The Structural Foundations: Geography, Energy, and Industrial Friction
The logistics of metals are ultimately governed by geography, physics, and thermodynamics. Ore bodies form where geology dictates, not where demand is concentrated. As a result, most metals originate in remote regions with limited infrastructure and high energy costs. Distance—the gap between extraction and consumption—is the first structural force shaping metal markets.
Energy is the second anchor. Metals are both energy-intensive to produce and costly to move. Concentrates must be transported to ports; smelters require vast electricity or fuel; refined products need additional handling. Over time, these energy demands determine where refining clusters persist. Cheap hydropower explains Scandinavian aluminum; abundant coal anchored Chinese steel and base metals. When energy costs shift structurally, metal flow patterns adjust with them.

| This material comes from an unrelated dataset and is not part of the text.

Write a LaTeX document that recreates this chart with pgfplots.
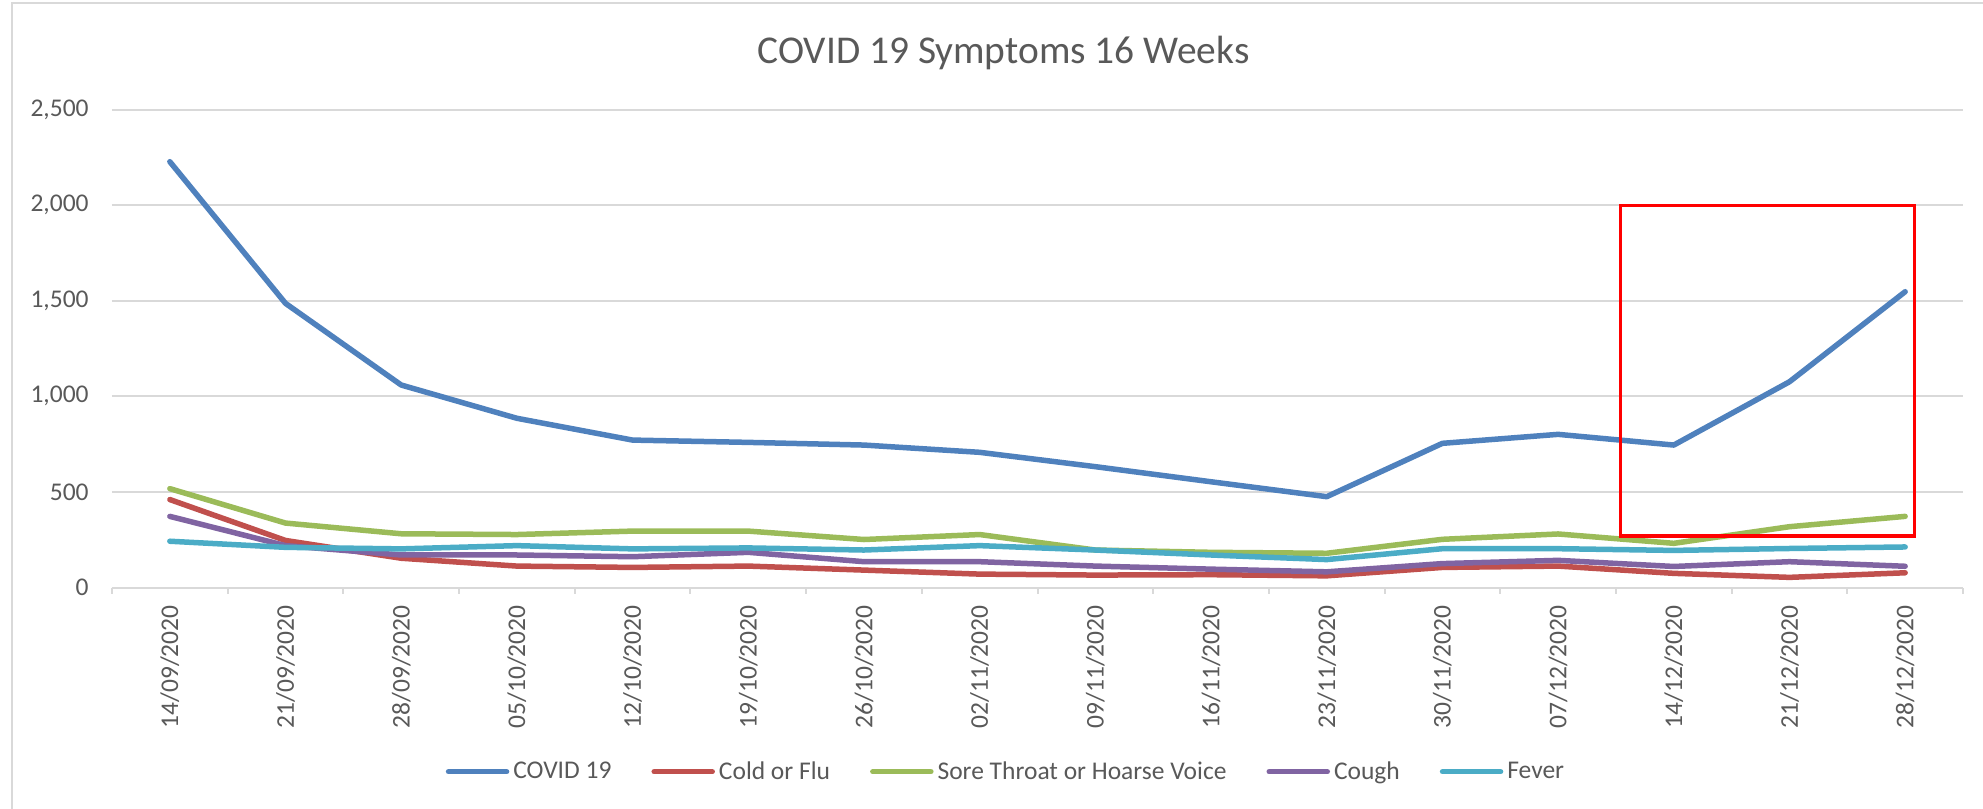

The third force is supply-chain friction: chokepoints such as limited rail capacity, congested ports, or narrow maritime corridors. These constraints are embedded in infrastructure and geography, evolving slowly but shaping costs, reliability, and timing for decades. Drought risk in the Panama Canal, congestion in the Strait of Malacca, or rail bottlenecks in Central Asia all impose durable limits on global metal flows.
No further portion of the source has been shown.